Secure data preprocessing AI privilege auditing exists to stop that show before it airs. It verifies which models, agents, or pipelines can access what data, when, and under which policy. It traces every request, from raw ingestion to masked output, ensuring only the right entity touches the right field. But even with fine-grained audit logs, the system is still reactive. By the time you notice an unsafe command, it may already have run. That is where Access Guardrails change the script.
Access Guardrails are real-time execution policies that protect both human and AI-driven operations. As autonomous systems, scripts, and agents gain access to production environments, Guardrails ensure no command, whether manual or machine-generated, can perform unsafe or noncompliant actions. They analyze intent at execution, blocking schema drops, bulk deletions, or data exfiltration before they happen. This creates a trusted boundary for AI tools and developers alike, allowing innovation to move faster without introducing new risk. By embedding safety checks into every command path, Access Guardrails make AI-assisted operations provable, controlled, and fully aligned with organizational policy.
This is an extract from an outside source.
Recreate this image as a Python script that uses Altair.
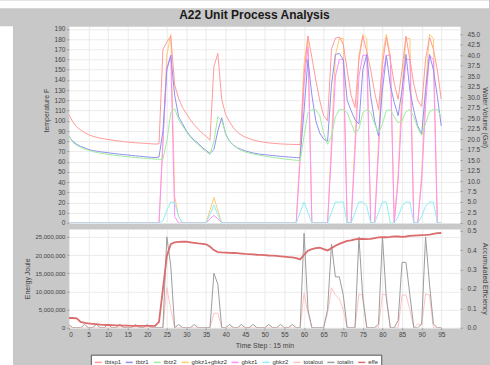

Once deployed, these guardrails act like a semantic firewall. Every command—SQL, API call, or automation task—gets parsed for intent. If it violates compliance patterns like “delete * from *” or touches personally identifiable data without a masking rule, it stops cold. The logic is policy-defined, not hardcoded, so teams can tune it to SOC 2 or FedRAMP scope.
When Access Guardrails are active, permissions become dynamic. Policies evaluate at runtime, not deployment time. Privilege auditing shifts from static reports to live enforcement. Data flows stay confined to approved routes, and reviewers spend less time on retroactive cleanup.